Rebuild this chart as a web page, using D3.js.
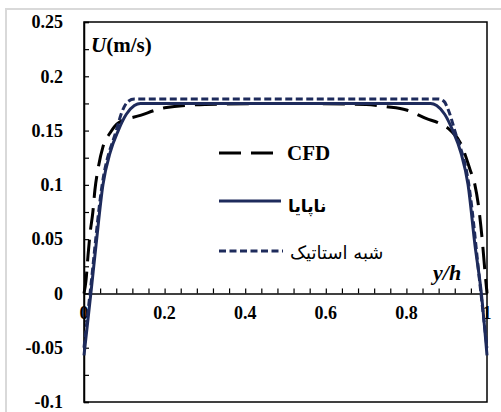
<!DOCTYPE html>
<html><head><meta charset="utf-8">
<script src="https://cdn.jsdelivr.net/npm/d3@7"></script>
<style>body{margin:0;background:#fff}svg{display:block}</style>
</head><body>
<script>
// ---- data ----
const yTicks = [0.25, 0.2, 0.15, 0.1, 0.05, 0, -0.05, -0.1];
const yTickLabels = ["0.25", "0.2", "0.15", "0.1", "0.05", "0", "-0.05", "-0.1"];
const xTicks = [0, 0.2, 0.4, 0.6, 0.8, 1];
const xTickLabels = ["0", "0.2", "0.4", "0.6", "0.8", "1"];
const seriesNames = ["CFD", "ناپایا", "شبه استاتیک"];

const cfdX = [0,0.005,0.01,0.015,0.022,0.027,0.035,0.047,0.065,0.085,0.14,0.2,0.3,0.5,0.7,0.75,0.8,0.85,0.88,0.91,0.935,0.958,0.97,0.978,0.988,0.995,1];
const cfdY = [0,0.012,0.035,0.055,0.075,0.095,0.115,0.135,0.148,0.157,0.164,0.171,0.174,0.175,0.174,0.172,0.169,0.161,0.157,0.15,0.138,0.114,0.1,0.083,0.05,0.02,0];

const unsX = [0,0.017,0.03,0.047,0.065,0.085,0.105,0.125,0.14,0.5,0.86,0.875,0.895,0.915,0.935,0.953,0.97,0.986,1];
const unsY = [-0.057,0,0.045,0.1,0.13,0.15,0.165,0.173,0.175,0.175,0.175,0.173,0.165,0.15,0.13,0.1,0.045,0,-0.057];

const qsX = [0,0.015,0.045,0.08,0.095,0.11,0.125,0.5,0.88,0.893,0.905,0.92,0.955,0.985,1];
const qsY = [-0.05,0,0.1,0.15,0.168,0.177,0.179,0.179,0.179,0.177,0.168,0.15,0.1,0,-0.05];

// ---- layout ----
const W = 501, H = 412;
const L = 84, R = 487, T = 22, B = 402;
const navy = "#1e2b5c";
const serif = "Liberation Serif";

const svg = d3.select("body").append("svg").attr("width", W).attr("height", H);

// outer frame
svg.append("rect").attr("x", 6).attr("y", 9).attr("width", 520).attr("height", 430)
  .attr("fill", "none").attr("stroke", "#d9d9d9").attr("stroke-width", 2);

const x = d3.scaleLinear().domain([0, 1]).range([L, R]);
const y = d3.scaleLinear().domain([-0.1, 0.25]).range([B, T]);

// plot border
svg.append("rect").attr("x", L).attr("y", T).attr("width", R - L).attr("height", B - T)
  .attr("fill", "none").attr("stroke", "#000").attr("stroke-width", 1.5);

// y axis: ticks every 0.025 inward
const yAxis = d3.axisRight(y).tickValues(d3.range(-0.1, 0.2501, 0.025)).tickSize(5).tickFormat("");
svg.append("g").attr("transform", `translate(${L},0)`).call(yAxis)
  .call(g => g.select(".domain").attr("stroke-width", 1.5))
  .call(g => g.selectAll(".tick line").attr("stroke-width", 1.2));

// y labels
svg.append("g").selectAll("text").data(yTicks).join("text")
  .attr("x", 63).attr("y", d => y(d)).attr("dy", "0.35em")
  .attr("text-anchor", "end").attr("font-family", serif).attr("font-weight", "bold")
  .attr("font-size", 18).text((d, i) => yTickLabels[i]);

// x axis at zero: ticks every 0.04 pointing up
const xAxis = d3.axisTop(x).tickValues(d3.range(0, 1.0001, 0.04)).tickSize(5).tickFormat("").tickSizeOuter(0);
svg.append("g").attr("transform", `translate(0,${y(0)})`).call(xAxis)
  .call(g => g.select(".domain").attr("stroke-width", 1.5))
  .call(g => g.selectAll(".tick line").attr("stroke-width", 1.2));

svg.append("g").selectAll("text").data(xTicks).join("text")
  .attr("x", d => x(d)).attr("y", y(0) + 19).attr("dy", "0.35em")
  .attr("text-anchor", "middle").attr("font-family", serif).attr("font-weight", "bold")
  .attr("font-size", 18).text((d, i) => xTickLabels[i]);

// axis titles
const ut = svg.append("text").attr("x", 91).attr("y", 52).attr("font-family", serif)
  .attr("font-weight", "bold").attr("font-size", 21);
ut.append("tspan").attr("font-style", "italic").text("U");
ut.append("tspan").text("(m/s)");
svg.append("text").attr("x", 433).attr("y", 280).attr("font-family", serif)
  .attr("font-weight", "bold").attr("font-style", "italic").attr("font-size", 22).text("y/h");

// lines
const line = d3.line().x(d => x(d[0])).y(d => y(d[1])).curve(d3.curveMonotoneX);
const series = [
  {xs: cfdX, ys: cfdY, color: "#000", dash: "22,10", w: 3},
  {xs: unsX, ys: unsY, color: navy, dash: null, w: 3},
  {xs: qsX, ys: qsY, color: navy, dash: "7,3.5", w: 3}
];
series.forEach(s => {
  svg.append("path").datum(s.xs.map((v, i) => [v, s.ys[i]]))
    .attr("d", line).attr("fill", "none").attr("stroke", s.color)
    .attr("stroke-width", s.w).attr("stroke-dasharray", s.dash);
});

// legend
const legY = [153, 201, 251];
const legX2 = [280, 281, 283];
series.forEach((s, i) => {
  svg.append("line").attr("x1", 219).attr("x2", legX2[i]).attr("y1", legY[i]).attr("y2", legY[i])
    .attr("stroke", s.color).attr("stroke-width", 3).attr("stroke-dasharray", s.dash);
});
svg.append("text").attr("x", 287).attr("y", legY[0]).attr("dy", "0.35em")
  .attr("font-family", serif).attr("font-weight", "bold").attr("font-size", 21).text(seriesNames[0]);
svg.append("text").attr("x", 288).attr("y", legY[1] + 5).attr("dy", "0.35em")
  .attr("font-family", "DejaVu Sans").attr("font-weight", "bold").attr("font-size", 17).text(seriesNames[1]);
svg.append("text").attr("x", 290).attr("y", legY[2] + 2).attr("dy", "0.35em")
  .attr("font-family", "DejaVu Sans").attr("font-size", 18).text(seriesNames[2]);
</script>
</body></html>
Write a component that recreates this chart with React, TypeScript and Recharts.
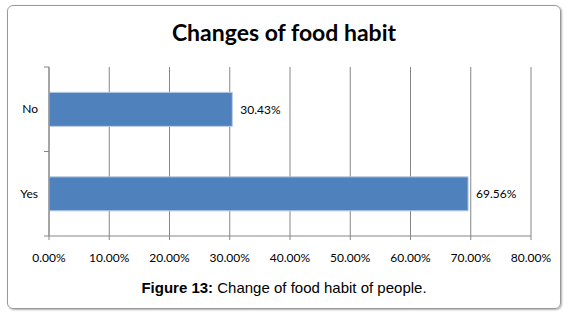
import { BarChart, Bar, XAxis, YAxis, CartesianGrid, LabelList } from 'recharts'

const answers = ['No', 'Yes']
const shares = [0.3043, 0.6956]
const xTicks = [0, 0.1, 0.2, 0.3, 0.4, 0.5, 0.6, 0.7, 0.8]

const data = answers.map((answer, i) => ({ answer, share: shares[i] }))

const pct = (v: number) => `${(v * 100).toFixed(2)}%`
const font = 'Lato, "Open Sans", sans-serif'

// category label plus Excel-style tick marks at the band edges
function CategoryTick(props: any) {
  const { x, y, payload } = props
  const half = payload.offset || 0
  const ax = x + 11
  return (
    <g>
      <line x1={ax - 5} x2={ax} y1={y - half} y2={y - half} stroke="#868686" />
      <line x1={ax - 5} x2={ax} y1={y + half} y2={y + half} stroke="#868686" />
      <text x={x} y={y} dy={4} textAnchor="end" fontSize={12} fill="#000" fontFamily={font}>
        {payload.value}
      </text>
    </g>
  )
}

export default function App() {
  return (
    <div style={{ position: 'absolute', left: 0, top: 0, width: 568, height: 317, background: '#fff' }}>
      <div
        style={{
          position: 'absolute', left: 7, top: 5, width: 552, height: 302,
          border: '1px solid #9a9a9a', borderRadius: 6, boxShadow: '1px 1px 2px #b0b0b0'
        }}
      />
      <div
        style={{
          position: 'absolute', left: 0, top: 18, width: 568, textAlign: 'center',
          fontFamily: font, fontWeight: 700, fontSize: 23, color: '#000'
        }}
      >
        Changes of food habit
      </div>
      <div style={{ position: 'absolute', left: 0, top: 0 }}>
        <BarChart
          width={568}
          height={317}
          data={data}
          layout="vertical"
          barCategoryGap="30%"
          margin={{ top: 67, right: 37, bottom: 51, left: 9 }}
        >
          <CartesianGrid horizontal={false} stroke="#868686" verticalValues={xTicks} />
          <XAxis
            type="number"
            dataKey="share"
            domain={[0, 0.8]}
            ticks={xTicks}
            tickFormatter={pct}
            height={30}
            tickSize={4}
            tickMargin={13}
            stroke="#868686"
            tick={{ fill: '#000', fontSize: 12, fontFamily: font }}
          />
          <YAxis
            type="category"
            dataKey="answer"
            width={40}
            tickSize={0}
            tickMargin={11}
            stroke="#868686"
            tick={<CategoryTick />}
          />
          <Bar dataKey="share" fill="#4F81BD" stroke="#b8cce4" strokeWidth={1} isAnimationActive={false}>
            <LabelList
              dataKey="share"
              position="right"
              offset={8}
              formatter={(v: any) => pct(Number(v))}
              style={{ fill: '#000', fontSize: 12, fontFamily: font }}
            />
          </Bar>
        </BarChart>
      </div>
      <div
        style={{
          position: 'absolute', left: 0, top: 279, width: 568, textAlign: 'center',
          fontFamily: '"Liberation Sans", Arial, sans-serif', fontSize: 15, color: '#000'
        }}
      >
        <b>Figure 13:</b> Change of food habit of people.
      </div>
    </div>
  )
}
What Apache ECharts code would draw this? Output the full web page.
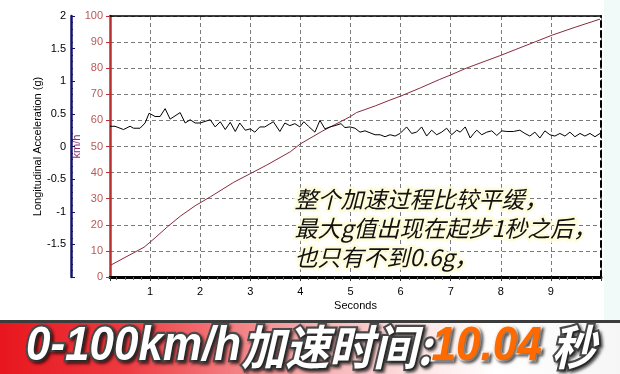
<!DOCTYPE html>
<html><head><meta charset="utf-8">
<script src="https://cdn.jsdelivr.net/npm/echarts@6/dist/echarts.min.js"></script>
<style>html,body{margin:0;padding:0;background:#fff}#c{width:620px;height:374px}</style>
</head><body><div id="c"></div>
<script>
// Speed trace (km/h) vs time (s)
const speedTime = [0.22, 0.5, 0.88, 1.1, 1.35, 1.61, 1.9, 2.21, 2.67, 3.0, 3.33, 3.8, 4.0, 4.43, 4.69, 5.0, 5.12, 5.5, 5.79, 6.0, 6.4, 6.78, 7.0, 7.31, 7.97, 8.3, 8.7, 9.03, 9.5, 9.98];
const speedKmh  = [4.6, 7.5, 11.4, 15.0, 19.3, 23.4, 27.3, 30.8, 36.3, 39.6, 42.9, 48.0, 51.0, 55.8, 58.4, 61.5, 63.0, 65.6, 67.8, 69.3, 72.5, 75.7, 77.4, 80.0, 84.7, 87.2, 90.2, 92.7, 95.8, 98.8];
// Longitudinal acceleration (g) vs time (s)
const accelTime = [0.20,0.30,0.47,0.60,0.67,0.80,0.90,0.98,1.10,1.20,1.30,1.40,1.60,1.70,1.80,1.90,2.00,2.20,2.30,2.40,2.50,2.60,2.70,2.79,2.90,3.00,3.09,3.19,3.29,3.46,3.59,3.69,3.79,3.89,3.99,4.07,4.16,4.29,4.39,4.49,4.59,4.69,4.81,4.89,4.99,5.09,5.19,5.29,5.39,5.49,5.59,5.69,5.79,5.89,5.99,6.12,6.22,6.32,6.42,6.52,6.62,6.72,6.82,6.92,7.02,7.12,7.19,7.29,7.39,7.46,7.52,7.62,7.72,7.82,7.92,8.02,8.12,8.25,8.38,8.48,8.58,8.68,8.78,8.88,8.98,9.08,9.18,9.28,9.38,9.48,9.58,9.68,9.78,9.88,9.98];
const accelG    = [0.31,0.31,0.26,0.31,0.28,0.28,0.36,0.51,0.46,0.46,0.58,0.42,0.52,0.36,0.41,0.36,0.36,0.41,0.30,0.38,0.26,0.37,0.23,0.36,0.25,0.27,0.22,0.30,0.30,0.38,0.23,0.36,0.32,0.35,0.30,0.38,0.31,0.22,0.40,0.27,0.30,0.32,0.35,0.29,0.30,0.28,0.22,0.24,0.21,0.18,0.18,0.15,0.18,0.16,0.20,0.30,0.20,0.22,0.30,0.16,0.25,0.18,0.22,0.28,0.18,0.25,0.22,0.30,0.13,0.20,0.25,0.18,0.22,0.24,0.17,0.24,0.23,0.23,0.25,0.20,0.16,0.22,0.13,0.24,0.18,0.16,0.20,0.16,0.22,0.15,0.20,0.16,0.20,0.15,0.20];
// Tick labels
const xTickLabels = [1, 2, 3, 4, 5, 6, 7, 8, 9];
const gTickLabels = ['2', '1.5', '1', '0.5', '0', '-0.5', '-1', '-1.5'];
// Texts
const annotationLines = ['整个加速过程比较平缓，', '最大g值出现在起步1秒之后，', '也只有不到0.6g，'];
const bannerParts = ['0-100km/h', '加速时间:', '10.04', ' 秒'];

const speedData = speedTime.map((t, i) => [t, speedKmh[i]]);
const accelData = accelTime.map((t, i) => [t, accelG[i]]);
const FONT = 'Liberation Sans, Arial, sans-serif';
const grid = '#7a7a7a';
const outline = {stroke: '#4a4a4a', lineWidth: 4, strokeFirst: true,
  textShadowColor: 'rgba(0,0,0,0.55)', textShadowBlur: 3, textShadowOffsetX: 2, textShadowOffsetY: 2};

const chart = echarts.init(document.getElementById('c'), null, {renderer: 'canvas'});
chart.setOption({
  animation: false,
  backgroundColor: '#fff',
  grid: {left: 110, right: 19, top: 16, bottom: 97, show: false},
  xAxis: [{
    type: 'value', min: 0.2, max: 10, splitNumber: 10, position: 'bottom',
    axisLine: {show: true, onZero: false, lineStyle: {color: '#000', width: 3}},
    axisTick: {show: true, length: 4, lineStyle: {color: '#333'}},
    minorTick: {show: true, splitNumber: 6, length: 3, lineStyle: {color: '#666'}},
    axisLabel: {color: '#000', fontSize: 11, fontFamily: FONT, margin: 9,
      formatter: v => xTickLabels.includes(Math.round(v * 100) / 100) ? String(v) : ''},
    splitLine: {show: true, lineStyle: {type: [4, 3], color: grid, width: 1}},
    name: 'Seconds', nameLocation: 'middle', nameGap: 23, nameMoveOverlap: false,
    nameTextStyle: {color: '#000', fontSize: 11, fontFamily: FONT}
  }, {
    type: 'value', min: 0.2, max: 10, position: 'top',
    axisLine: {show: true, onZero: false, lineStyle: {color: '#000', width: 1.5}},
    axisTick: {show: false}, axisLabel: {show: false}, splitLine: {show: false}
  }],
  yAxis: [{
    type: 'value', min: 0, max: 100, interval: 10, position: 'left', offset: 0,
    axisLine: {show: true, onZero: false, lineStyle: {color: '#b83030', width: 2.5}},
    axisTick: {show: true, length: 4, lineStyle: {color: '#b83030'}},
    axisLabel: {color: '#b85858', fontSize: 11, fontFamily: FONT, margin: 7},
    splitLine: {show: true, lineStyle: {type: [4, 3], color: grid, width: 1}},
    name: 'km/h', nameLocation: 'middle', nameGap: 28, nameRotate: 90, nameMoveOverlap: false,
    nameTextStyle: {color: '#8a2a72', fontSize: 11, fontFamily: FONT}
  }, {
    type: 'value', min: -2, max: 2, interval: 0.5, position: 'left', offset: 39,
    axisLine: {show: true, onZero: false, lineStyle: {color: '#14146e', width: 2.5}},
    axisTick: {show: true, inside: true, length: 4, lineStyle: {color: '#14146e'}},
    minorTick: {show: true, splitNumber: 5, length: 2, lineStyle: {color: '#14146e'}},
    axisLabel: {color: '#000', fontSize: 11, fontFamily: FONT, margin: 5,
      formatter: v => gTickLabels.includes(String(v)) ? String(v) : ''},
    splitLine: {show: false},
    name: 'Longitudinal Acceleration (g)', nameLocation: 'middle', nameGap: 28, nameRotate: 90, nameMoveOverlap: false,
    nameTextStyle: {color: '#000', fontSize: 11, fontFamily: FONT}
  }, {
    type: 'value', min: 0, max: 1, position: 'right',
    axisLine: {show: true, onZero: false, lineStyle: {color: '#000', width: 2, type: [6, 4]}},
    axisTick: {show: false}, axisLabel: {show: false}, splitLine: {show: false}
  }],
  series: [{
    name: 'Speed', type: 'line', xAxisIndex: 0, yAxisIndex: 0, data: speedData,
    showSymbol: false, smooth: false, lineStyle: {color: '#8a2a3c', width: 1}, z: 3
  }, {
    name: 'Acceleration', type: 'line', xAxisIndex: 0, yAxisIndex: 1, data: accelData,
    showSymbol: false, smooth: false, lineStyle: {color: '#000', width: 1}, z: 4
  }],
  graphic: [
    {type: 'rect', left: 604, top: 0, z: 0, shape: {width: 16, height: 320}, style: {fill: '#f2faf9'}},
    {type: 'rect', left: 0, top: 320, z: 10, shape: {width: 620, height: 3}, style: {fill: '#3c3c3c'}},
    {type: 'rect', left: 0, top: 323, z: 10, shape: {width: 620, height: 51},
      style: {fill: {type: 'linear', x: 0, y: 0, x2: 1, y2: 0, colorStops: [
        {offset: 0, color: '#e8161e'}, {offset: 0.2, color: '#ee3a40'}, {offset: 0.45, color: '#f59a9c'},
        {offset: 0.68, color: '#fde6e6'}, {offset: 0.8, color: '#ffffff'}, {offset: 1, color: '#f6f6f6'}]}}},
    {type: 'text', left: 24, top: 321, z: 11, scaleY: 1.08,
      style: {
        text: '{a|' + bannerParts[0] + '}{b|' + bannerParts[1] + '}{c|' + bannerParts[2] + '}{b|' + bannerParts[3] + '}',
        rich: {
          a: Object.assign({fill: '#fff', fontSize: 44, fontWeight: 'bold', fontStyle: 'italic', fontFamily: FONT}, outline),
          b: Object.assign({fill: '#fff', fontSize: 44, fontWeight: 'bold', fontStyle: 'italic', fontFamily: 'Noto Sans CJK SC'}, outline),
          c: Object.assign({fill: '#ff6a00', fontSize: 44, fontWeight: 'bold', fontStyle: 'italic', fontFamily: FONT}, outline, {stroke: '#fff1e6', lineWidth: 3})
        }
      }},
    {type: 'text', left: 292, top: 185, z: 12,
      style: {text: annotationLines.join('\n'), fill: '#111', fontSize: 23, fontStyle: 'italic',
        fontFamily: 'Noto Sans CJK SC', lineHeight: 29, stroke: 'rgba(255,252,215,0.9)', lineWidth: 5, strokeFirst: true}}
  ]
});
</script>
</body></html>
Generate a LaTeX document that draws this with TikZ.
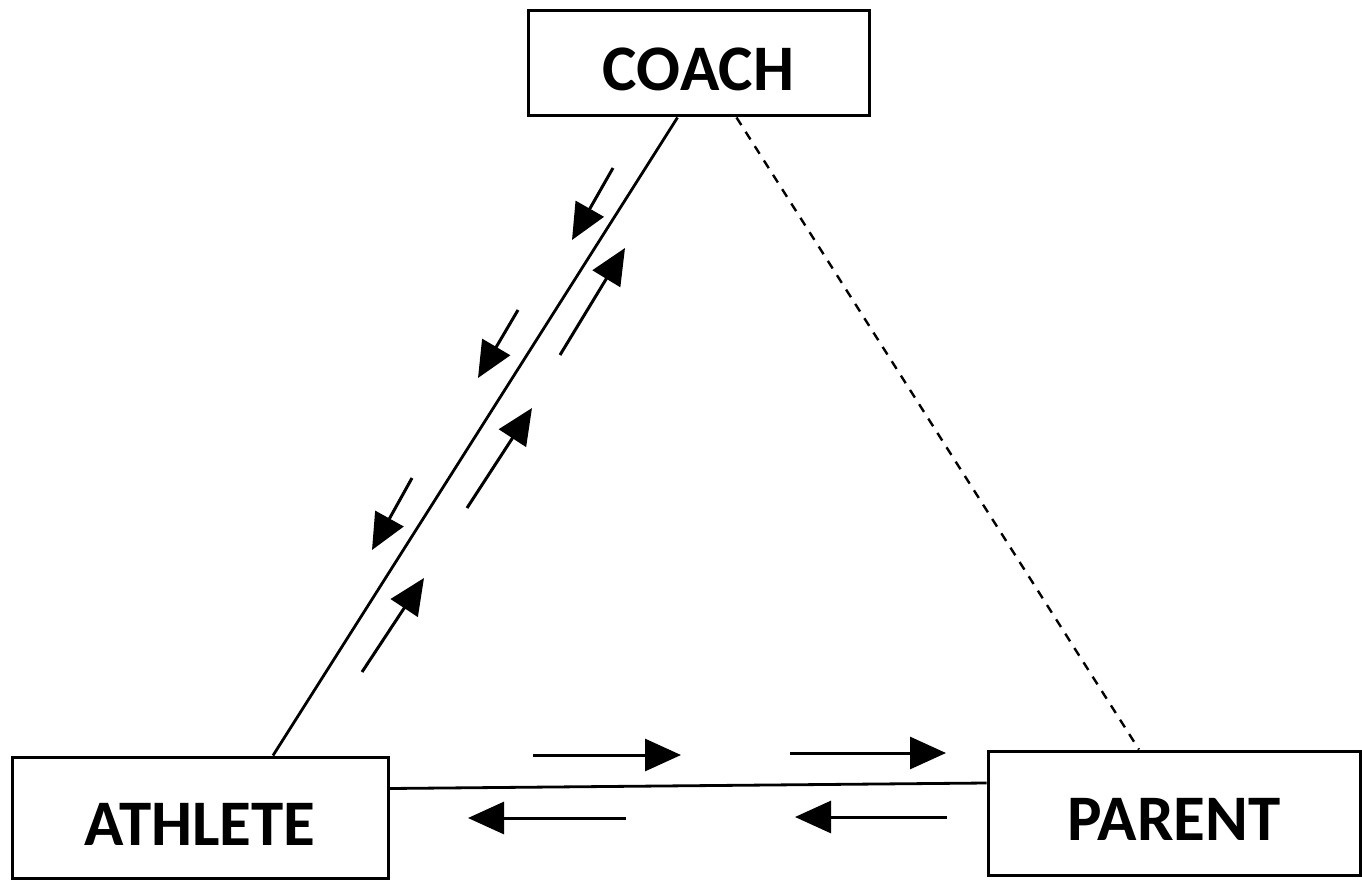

Task directions: Of the lines above, copy only those from the one holding "Write a component" to the one holding "YAxis, CartesianGrid, LabelList", both included, and exclude every image.

Finished task:
Write a component that recreates this chart with React, TypeScript and Recharts.
import { BarChart, Bar, XAxis, YAxis, CartesianGrid, LabelList } from 'recharts'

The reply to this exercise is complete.